While there is some good diversity in these scholarly experiences, the schools where they were educated, and where these scholars found employment, there are some shortcomings with the series and I am well aware of them. There were a couple of fields I wanted to include, and never did. There are two reasons. First, at the begining, I established the fields I would approach. I went for several overarching topics. Some of that follows a Americentric definition of history and might reflect the breakdown of teaching responsibilities in a big, research university like the one in which I earned my BA. Guilty as charged...sort of.  Yes, there were several subfields in U.S. history, but other national narratives were covered, and at some point I could not pursue a contribution from every small group. The American Historical Association requires that at least five people indentify themselves in a certain subfield for it to be included in its listings of specializations. I simply could not pursue someone to write a post on New Zealand enviromental history and Utah religious history. Second, I pursued entries representing some fairly big fields and faced constant rejection from specialists in these topics.  Such is life.  No one was under any obligation to contribute, but it really did make me feel particularly grateful towards those that contributed. 

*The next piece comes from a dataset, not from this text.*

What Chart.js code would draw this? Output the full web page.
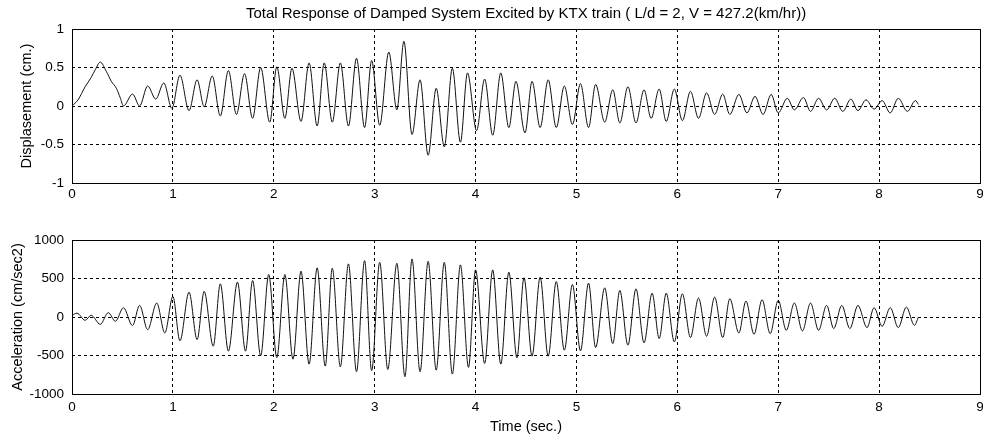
<!DOCTYPE html>
<html>
<head>
<meta charset="utf-8">
<title>KTX train response</title>
<script src="https://cdn.jsdelivr.net/npm/chart.js"></script>
<style>
    html, body { margin: 0; padding: 0; background: #fff; }
    body { width: 983px; height: 438px; position: relative; overflow: hidden; }
    .panel { position: absolute; left: 0; width: 983px; }
    #topPanel { top: 0; height: 220px; }
    #botPanel { top: 220px; height: 218px; }
</style>
</head>
<body>
<div class="panel" id="topPanel"><canvas id="dispChart" width="983" height="220"></canvas></div>
<div class="panel" id="botPanel"><canvas id="accChart" width="983" height="218"></canvas></div>
<script>
const titleText = 'Total Response of Damped System Excited by KTX train ( L/d = 2, V = 427.2(km/hr))';
const xTicks = [0, 1, 2, 3, 4, 5, 6, 7, 8, 9];
const dispTicks = [-1, -0.5, 0, 0.5, 1];
const accTicks = [-1000, -500, 0, 500, 1000];

// displacement turning points (sec, cm)
const dispTime = [
    0, 0.06, 0.13, 0.19, 0.23, 0.28, 0.34, 0.39, 0.44, 0.48, 0.51,
    0.60, 0.67, 0.75, 0.83, 0.91, 0.99, 1.07, 1.16, 1.24, 1.31,
    1.39, 1.47, 1.55, 1.63, 1.71, 1.79, 1.87, 1.96, 2.03, 2.11,
    2.18, 2.27, 2.35, 2.43, 2.50, 2.58, 2.66, 2.74, 2.82, 2.90,
    2.97, 3.05, 3.14, 3.22, 3.29, 3.37, 3.45, 3.53, 3.61, 3.69,
    3.77, 3.85, 3.92, 4.01, 4.09, 4.17, 4.25, 4.33, 4.40, 4.49,
    4.56, 4.64, 4.72, 4.80, 4.88, 4.96, 5.04, 5.12, 5.19, 5.28,
    5.36, 5.43, 5.51, 5.59, 5.67, 5.74, 5.82, 5.89, 5.97, 6.05,
    6.13, 6.21, 6.29, 6.37, 6.45, 6.52, 6.61, 6.69, 6.77, 6.85,
    6.93, 7.00, 7.09, 7.16, 7.25, 7.32, 7.40, 7.48, 7.56, 7.64,
    7.72, 7.79, 7.87, 7.95, 8.03, 8.11, 8.19, 8.28, 8.36, 8.39
];
const dispValue = [
    0, 0.08, 0.25, 0.37, 0.47, 0.57, 0.45, 0.32, 0.23, 0.10, 0.0,
    0.155, 0.0, 0.26, 0.09, 0.30, -0.03, 0.40, -0.06, 0.34, -0.01,
    0.39, -0.13, 0.46, -0.11, 0.42, -0.16, 0.50, -0.21, 0.51, -0.16,
    0.49, -0.20, 0.56, -0.26, 0.56, -0.21, 0.56, -0.26, 0.62, -0.28,
    0.59, -0.25, 0.70, -0.05, 0.84, -0.37, 0.34, -0.64, 0.23, -0.53,
    0.49, -0.47, 0.43, -0.32, 0.35, -0.38, 0.43, -0.28, 0.32, -0.35,
    0.32, -0.28, 0.34, -0.28, 0.26, -0.24, 0.29, -0.28, 0.28, -0.21,
    0.21, -0.22, 0.25, -0.22, 0.21, -0.16, 0.22, -0.20, 0.22, -0.19,
    0.19, -0.16, 0.17, -0.11, 0.155, -0.11, 0.15, -0.09, 0.125, -0.11,
    0.15, -0.09, 0.10, -0.05, 0.11, -0.07, 0.10, -0.05, 0.10, -0.07,
    0.09, -0.06, 0.08, -0.04, 0.07, -0.09, 0.10, -0.07, 0.07, 0.02
];

// acceleration turning points (sec, cm/sec2)
const accTime = [
    0, 0.05, 0.13, 0.19, 0.28, 0.36, 0.43, 0.51, 0.60, 0.67,
    0.75, 0.84, 0.92, 1.00, 1.07, 1.16, 1.24, 1.31, 1.40, 1.47,
    1.55, 1.64, 1.72, 1.79, 1.87, 1.95, 2.03, 2.11, 2.19, 2.27,
    2.35, 2.43, 2.51, 2.58, 2.66, 2.74, 2.82, 2.90, 2.97, 3.05,
    3.13, 3.22, 3.30, 3.37, 3.45, 3.53, 3.61, 3.69, 3.77, 3.85,
    3.93, 4.00, 4.09, 4.17, 4.25, 4.33, 4.41, 4.48, 4.56, 4.64,
    4.72, 4.80, 4.88, 4.96, 5.04, 5.12, 5.19, 5.28, 5.36, 5.43,
    5.51, 5.59, 5.67, 5.75, 5.82, 5.89, 5.97, 6.05, 6.13, 6.21,
    6.29, 6.37, 6.45, 6.52, 6.61, 6.68, 6.76, 6.84, 6.92, 7.00,
    7.08, 7.16, 7.24, 7.32, 7.40, 7.48, 7.55, 7.63, 7.71, 7.79,
    7.88, 7.95, 8.03, 8.11, 8.19, 8.27, 8.35, 8.39
];
const accValue = [
    20, 50, -43, 22, -95, 56, -56, 120, -112, 151,
    -164, 181, -207, 267, -310, 323, -293, 332, -379, 431,
    -444, 453, -444, 474, -504, 552, -526, 552, -548, 595,
    -612, 638, -638, 634, -647, 690, -711, 733, -698, 711,
    -681, 698, -776, 754, -711, 724, -690, 711, -741, 677,
    -655, 612, -603, 612, -612, 582, -530, 509, -509, 517,
    -509, 461, -431, 422, -440, 440, -397, 379, -345, 345,
    -366, 366, -336, 310, -280, 310, -323, 302, -267, 246,
    -250, 259, -267, 237, -207, 207, -224, 224, -216, 216,
    -172, 181, -181, 181, -172, 151, -151, 151, -151, 151,
    -138, 121, -121, 121, -138, 129, -108, 0
];

Chart.defaults.font.family = '"Liberation Sans", Arial, sans-serif';
Chart.defaults.font.size = 13.5;
Chart.defaults.color = '#000';

// full box round the plot area, like matlab axes
const frame = {
    id: 'frame',
    afterDraw(c) {
        const { ctx, chartArea: a } = c;
        ctx.save();
        ctx.setLineDash([]);
        ctx.strokeStyle = '#000';
        ctx.lineWidth = 1;
        ctx.strokeRect(Math.round(a.left) + 0.5, Math.round(a.top) + 0.5,
            Math.round(a.right - a.left), Math.round(a.bottom - a.top));
        ctx.restore();
    }
};

function makeChart(id, times, values, yTicks, yLabel, opts) {
    const pts = times.map((t, i) => ({ x: t, y: values[i] }));
    const grid = { color: '#000', lineWidth: 1, drawTicks: false };
    return new Chart(document.getElementById(id), {
        type: 'line',
        data: {
            datasets: [{
                data: pts,
                borderColor: '#111',
                borderWidth: 1,
                pointRadius: 0,
                cubicInterpolationMode: 'monotone'
            }]
        },
        options: {
            responsive: false,
            animation: false,
            layout: { padding: { left: 0, right: 3, top: opts.padTop, bottom: 0 } },
            plugins: {
                legend: { display: false },
                tooltip: { enabled: false },
                title: {
                    display: !!opts.title,
                    text: opts.title,
                    fullSize: false,
                    font: { size: 15, weight: 'normal' },
                    padding: { top: 5, bottom: 6 }
                }
            },
            scales: {
                x: {
                    type: 'linear',
                    min: xTicks[0],
                    max: xTicks[xTicks.length - 1],
                    grid: grid,
                    border: { display: false, dash: [3, 3] },
                    afterBuildTicks: s => { s.ticks = xTicks.map(v => ({ value: v })); },
                    afterFit: s => { s.height = opts.xHeight; s.paddingLeft = 0; s.paddingRight = 0; },
                    ticks: { padding: opts.xPad, maxRotation: 0, callback: v => String(v) },
                    title: {
                        display: !!opts.xTitle,
                        text: opts.xTitle,
                        font: { size: 14.5 },
                        padding: { top: 0, bottom: 2.5 }
                    }
                },
                y: {
                    min: yTicks[0],
                    max: yTicks[yTicks.length - 1],
                    grid: grid,
                    border: { display: false, dash: [3, 3] },
                    afterBuildTicks: s => { s.ticks = yTicks.map(v => ({ value: v })); },
                    afterFit: s => { s.width = 72; s.paddingTop = 0; s.paddingBottom = 0; },
                    ticks: { padding: 8, callback: v => String(v) },
                    title: {
                        display: true,
                        text: yLabel,
                        font: { size: 14.5 },
                        padding: { top: opts.yTitlePad, bottom: 0 }
                    }
                }
            }
        },
        plugins: [frame]
    });
}

makeChart('dispChart', dispTime, dispValue, dispTicks, 'Displasement (cm.)',
    { title: titleText, padTop: 0, xHeight: 37, xPad: 3, yTitlePad: 18.5 });
makeChart('accChart', accTime, accValue, accTicks, 'Acceleration (cm/sec2)',
    { padTop: 20, xHeight: 44, xPad: 5.4, xTitle: 'Time (sec.)', yTitlePad: 9.6 });
</script>
</body>
</html>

This blog has a lot of readers outside the United States and that is particularly gratifying.  I tried to get foreign scholars to contribute to talk about what is happening in the history profession in other places.  I succeded in several instances.  While this list might still seem a little heavy on the American side, I would point out that several of the scholars that earned degrees from U.S. schools and work in the United States are citizens of other nations.  Long story made short, the list is a little more diverse than it looks at first glance.

To bring this essay to a conclusion, I am quite proud of the work that was done in creating this series.  It could have done more, but what it did was really quite good.  Most of that was not due to me, but others and I am extremely grateful to them.